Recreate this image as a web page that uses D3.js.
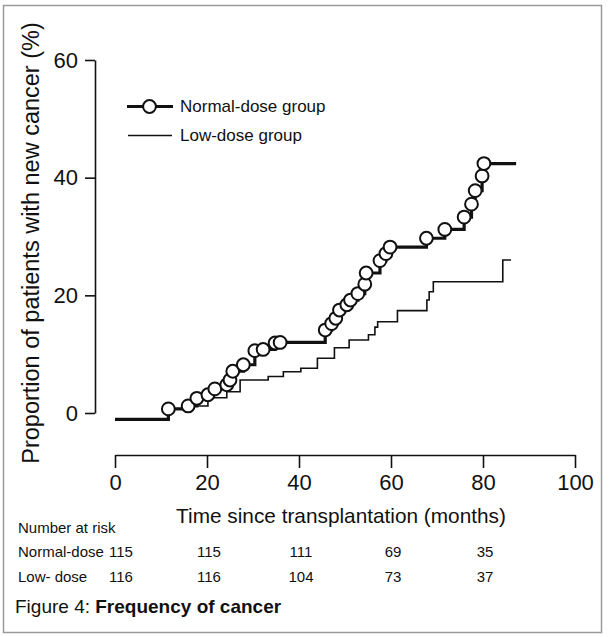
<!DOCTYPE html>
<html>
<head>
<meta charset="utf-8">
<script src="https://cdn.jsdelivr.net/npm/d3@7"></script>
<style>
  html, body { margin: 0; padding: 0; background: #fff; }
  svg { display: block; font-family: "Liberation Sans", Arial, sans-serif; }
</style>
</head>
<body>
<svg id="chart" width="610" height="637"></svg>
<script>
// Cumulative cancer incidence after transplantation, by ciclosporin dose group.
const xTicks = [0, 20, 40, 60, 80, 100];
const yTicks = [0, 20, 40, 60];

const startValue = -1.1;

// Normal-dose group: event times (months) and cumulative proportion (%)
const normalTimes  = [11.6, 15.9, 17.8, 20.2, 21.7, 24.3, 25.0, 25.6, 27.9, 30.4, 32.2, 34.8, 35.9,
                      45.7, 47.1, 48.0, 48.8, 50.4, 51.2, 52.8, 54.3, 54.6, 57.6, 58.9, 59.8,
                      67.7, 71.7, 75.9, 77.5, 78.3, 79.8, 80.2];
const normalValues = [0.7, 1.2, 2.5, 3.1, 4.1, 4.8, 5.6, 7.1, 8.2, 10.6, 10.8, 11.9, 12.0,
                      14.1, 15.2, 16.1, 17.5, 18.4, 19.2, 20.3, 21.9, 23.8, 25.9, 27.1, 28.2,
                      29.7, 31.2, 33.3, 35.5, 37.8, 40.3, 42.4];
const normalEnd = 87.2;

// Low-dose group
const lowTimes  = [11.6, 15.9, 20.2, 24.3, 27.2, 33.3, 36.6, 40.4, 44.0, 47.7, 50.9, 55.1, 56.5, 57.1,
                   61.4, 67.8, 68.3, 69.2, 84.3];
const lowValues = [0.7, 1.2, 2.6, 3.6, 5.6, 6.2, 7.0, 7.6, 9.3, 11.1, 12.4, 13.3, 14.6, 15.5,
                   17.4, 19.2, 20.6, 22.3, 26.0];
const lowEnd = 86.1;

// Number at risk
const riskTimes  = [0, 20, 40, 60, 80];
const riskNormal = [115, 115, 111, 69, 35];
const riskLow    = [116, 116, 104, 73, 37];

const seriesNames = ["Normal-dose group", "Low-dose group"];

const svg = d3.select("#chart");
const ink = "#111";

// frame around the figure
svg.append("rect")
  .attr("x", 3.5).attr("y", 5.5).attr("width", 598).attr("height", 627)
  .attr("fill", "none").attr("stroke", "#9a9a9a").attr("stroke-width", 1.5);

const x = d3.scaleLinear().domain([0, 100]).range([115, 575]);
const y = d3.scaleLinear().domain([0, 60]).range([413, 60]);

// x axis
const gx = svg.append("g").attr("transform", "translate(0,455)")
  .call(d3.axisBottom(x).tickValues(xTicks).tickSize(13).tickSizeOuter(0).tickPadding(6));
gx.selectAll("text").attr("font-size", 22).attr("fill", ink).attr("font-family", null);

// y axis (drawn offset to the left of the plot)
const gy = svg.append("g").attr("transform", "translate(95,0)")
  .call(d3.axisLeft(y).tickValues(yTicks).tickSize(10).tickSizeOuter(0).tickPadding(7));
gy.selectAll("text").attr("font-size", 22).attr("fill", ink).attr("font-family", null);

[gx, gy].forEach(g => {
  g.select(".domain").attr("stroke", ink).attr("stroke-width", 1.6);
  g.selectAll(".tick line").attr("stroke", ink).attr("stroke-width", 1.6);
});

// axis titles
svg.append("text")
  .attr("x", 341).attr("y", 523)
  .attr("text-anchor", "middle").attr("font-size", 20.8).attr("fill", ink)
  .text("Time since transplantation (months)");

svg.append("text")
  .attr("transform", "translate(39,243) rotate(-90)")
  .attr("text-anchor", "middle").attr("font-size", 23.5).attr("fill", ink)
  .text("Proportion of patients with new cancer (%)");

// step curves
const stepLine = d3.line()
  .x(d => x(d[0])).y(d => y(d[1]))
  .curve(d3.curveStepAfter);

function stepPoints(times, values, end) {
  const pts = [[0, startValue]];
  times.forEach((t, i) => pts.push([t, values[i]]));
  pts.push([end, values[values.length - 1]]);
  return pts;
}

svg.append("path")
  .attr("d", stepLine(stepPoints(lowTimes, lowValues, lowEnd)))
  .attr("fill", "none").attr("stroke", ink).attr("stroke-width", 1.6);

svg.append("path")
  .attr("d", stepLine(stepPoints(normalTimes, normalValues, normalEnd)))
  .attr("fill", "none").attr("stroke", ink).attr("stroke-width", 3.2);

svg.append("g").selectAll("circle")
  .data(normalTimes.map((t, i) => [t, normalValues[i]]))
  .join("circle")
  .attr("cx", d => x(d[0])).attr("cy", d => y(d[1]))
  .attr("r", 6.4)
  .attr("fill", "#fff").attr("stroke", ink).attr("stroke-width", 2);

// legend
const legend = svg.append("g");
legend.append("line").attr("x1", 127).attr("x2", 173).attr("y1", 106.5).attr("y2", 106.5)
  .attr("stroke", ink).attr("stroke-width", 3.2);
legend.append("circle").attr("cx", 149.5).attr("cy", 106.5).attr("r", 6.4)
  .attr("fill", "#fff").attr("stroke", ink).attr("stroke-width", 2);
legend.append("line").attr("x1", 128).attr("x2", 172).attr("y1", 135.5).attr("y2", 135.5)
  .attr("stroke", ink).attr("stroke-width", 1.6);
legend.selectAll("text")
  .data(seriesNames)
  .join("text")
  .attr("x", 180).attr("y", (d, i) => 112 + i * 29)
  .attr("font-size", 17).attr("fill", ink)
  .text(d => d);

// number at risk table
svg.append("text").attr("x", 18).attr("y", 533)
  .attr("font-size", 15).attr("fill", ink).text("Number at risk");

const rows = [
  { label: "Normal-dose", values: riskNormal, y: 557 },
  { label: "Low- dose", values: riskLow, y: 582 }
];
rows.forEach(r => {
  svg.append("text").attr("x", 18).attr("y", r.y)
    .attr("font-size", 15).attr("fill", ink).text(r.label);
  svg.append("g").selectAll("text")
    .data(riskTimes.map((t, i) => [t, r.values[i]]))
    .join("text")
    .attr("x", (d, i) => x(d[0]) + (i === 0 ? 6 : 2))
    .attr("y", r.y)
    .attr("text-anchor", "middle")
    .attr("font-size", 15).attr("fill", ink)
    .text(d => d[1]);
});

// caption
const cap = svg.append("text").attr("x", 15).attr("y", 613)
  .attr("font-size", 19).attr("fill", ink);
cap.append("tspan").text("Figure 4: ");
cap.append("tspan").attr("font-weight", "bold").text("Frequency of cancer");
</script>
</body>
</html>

* Given exercise *
Omit every picture, then reproduce the rest of the listing exactly.

* Finished exercise *
Recreate this image as a web page that uses D3.js.
<!DOCTYPE html>
<html>
<head>
<meta charset="utf-8">
<script src="https://cdn.jsdelivr.net/npm/d3@7"></script>
<style>
  html, body { margin: 0; padding: 0; background: #fff; }
  svg { display: block; font-family: "Liberation Sans", Arial, sans-serif; }
</style>
</head>
<body>
<svg id="chart" width="610" height="637"></svg>
<script>
// Cumulative cancer incidence after transplantation, by ciclosporin dose group.
const xTicks = [0, 20, 40, 60, 80, 100];
const yTicks = [0, 20, 40, 60];

const startValue = -1.1;

// Normal-dose group: event times (months) and cumulative proportion (%)
const normalTimes  = [11.6, 15.9, 17.8, 20.2, 21.7, 24.3, 25.0, 25.6, 27.9, 30.4, 32.2, 34.8, 35.9,
                      45.7, 47.1, 48.0, 48.8, 50.4, 51.2, 52.8, 54.3, 54.6, 57.6, 58.9, 59.8,
                      67.7, 71.7, 75.9, 77.5, 78.3, 79.8, 80.2];
const normalValues = [0.7, 1.2, 2.5, 3.1, 4.1, 4.8, 5.6, 7.1, 8.2, 10.6, 10.8, 11.9, 12.0,
                      14.1, 15.2, 16.1, 17.5, 18.4, 19.2, 20.3, 21.9, 23.8, 25.9, 27.1, 28.2,
                      29.7, 31.2, 33.3, 35.5, 37.8, 40.3, 42.4];
const normalEnd = 87.2;

// Low-dose group
const lowTimes  = [11.6, 15.9, 20.2, 24.3, 27.2, 33.3, 36.6, 40.4, 44.0, 47.7, 50.9, 55.1, 56.5, 57.1,
                   61.4, 67.8, 68.3, 69.2, 84.3];
const lowValues = [0.7, 1.2, 2.6, 3.6, 5.6, 6.2, 7.0, 7.6, 9.3, 11.1, 12.4, 13.3, 14.6, 15.5,
                   17.4, 19.2, 20.6, 22.3, 26.0];
const lowEnd = 86.1;

// Number at risk
const riskTimes  = [0, 20, 40, 60, 80];
const riskNormal = [115, 115, 111, 69, 35];
const riskLow    = [116, 116, 104, 73, 37];

const seriesNames = ["Normal-dose group", "Low-dose group"];

const svg = d3.select("#chart");
const ink = "#111";

// frame around the figure
svg.append("rect")
  .attr("x", 3.5).attr("y", 5.5).attr("width", 598).attr("height", 627)
  .attr("fill", "none").attr("stroke", "#9a9a9a").attr("stroke-width", 1.5);

const x = d3.scaleLinear().domain([0, 100]).range([115, 575]);
const y = d3.scaleLinear().domain([0, 60]).range([413, 60]);

// x axis
const gx = svg.append("g").attr("transform", "translate(0,455)")
  .call(d3.axisBottom(x).tickValues(xTicks).tickSize(13).tickSizeOuter(0).tickPadding(6));
gx.selectAll("text").attr("font-size", 22).attr("fill", ink).attr("font-family", null);

// y axis (drawn offset to the left of the plot)
const gy = svg.append("g").attr("transform", "translate(95,0)")
  .call(d3.axisLeft(y).tickValues(yTicks).tickSize(10).tickSizeOuter(0).tickPadding(7));
gy.selectAll("text").attr("font-size", 22).attr("fill", ink).attr("font-family", null);

[gx, gy].forEach(g => {
  g.select(".domain").attr("stroke", ink).attr("stroke-width", 1.6);
  g.selectAll(".tick line").attr("stroke", ink).attr("stroke-width", 1.6);
});

// axis titles
svg.append("text")
  .attr("x", 341).attr("y", 523)
  .attr("text-anchor", "middle").attr("font-size", 20.8).attr("fill", ink)
  .text("Time since transplantation (months)");

svg.append("text")
  .attr("transform", "translate(39,243) rotate(-90)")
  .attr("text-anchor", "middle").attr("font-size", 23.5).attr("fill", ink)
  .text("Proportion of patients with new cancer (%)");

// step curves
const stepLine = d3.line()
  .x(d => x(d[0])).y(d => y(d[1]))
  .curve(d3.curveStepAfter);

function stepPoints(times, values, end) {
  const pts = [[0, startValue]];
  times.forEach((t, i) => pts.push([t, values[i]]));
  pts.push([end, values[values.length - 1]]);
  return pts;
}

svg.append("path")
  .attr("d", stepLine(stepPoints(lowTimes, lowValues, lowEnd)))
  .attr("fill", "none").attr("stroke", ink).attr("stroke-width", 1.6);

svg.append("path")
  .attr("d", stepLine(stepPoints(normalTimes, normalValues, normalEnd)))
  .attr("fill", "none").attr("stroke", ink).attr("stroke-width", 3.2);

svg.append("g").selectAll("circle")
  .data(normalTimes.map((t, i) => [t, normalValues[i]]))
  .join("circle")
  .attr("cx", d => x(d[0])).attr("cy", d => y(d[1]))
  .attr("r", 6.4)
  .attr("fill", "#fff").attr("stroke", ink).attr("stroke-width", 2);

// legend
const legend = svg.append("g");
legend.append("line").attr("x1", 127).attr("x2", 173).attr("y1", 106.5).attr("y2", 106.5)
  .attr("stroke", ink).attr("stroke-width", 3.2);
legend.append("circle").attr("cx", 149.5).attr("cy", 106.5).attr("r", 6.4)
  .attr("fill", "#fff").attr("stroke", ink).attr("stroke-width", 2);
legend.append("line").attr("x1", 128).attr("x2", 172).attr("y1", 135.5).attr("y2", 135.5)
  .attr("stroke", ink).attr("stroke-width", 1.6);
legend.selectAll("text")
  .data(seriesNames)
  .join("text")
  .attr("x", 180).attr("y", (d, i) => 112 + i * 29)
  .attr("font-size", 17).attr("fill", ink)
  .text(d => d);

// number at risk table
svg.append("text").attr("x", 18).attr("y", 533)
  .attr("font-size", 15).attr("fill", ink).text("Number at risk");

const rows = [
  { label: "Normal-dose", values: riskNormal, y: 557 },
  { label: "Low- dose", values: riskLow, y: 582 }
];
rows.forEach(r => {
  svg.append("text").attr("x", 18).attr("y", r.y)
    .attr("font-size", 15).attr("fill", ink).text(r.label);
  svg.append("g").selectAll("text")
    .data(riskTimes.map((t, i) => [t, r.values[i]]))
    .join("text")
    .attr("x", (d, i) => x(d[0]) + (i === 0 ? 6 : 2))
    .attr("y", r.y)
    .attr("text-anchor", "middle")
    .attr("font-size", 15).attr("fill", ink)
    .text(d => d[1]);
});

// caption
const cap = svg.append("text").attr("x", 15).attr("y", 613)
  .attr("font-size", 19).attr("fill", ink);
cap.append("tspan").text("Figure 4: ");
cap.append("tspan").attr("font-weight", "bold").text("Frequency of cancer");
</script>
</body>
</html>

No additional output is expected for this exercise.